Cadmium, DDT, dioxins, formaldehyde, lead, mercury, PBDEs, PCBs, PFOs, PFOAs and phthalates. A few of the 82,000 chemicals we may be absorbing into our bodies. 

As our series, A Body’s Burden, indicates: Chemically, we are much more than what we eat and drink. We’re also what we breathe, touch, smell, wear, sit or lie on, rub up against, prepare our foods in or otherwise absorb into our systems.

Some chemicals have been used commercially for 50 years. And, as test of the Hammond Holland family found, many reside in our bodies in varying quantities—with unknown effects. We don’t know what’s there, which one's are harmful and what specific effects they may have on us, our children, or grand-children.

Scientific test are relatively few and skimpy results give us little information about what is harmful.
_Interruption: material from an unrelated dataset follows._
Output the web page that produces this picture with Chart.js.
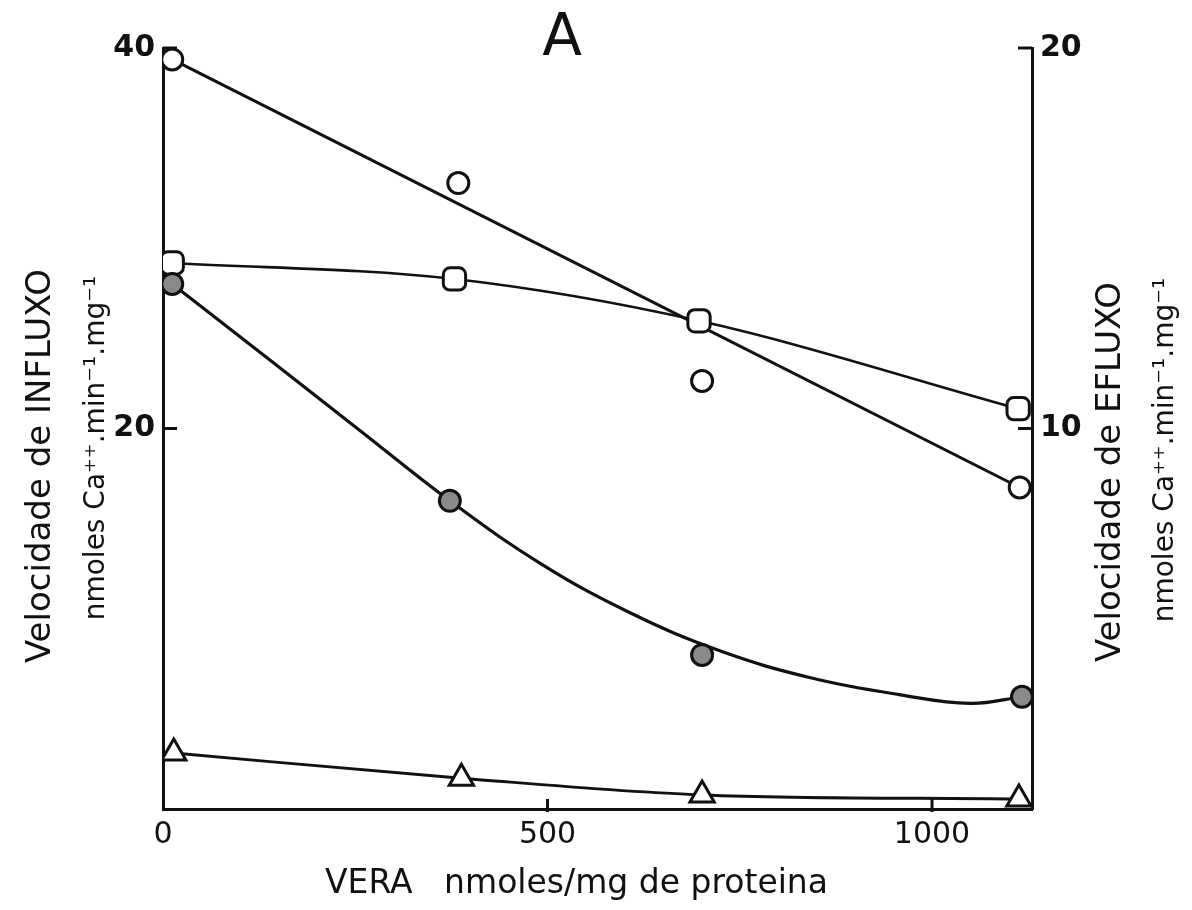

We know, however, that autism, asthma, cancer, and other diseases may be related to such chemicals.

The Centers for Disease Control and Prevention began cataloging our bodies chemical burden in the 1990s. Ten years later, we’ve only recorded, measured, and defined effects of 148 or so of the 82,000 compounds. Each year, 1,000 new ones are added. We’re fighting a losing battle, the gap keeps growing.

These chemicals make possible the high standard of living we enjoy, but they also permeate our lives.

Prof. Aake Bergman, a pioneer in environmental chemistry at Stockholm University, says, “We cannot draw any final conclusions from our family of four,” the Hammond Hollands of Berkely, but the results are “an indication of a very serious problem that society has to address.”

Robert Rickard, chief toxicologist at DuPont, agrees, “It is appropriate, when we identify a bio-persistent material found in the entire population, that we understand that chemical. But let’s not overreact because the chemical is there.”

Don Wigle, an epidemiologist and author of the textbook “Child Health and the Environment” adds, “We should not be arrogant or ignorant. Arrogant in the sense that we think we know a lot about the significance of these contaminants, or ignorant in not admitting what we don’t know. There is a lot we don’t know.”

Indeed, there’s more we don’t know than we know. We have no concerted state or national policy for dealing with these chemicals. Yet, we keep using them in products, adding more without knowing what they do to us or the environment. We need to collect manufacturers’ research data – good and bad – as the Food and Drug Administration seeks to do with prescription drugs.

Government must be much more diligent about dealing with these chemicals. We need a policy for testing and policing them. We also need data and means of encouraging and financing research about their affects. Perhaps manufacturers should finance independent testing and oversight.

Assemblywoman Wilma Chan, D-Oakland, has introduced bills that would require chemical manufacturers to provide California with more information about the industrial chemicals they use, and ban toxic chemicals in toys and baby bottles. Senators Don Perata, D-Oakland, and Deborah Ortiz, D-Sacramento, have called for a statewide “biomonitoring” program to track contaminants in people.

We encourage such legislation, but it should be done on the national, not state, level. The issue transcends state boundaries.

Perhaps we need to borrow from the REACH (Registration, Evaluation and Authorization of Chemicals) program that takes effect in Europe in 2006. It requires evidence from industry that a compound is safe before it goes on the market. It says, “no data, no market,” notes one scientist, and has industry up in arms. But what about the 82,000 chemicals already in use? Mere volume makes that a much bigger problem than new compounds.

The U.S. has been slow to realize and react to this problem. We must, through testing and policy, strive to find out what we don’t know and bring this aspect of our lives under control. It’s a formidable task, but must be taken seriously. Our health – and the world’s – depends on it.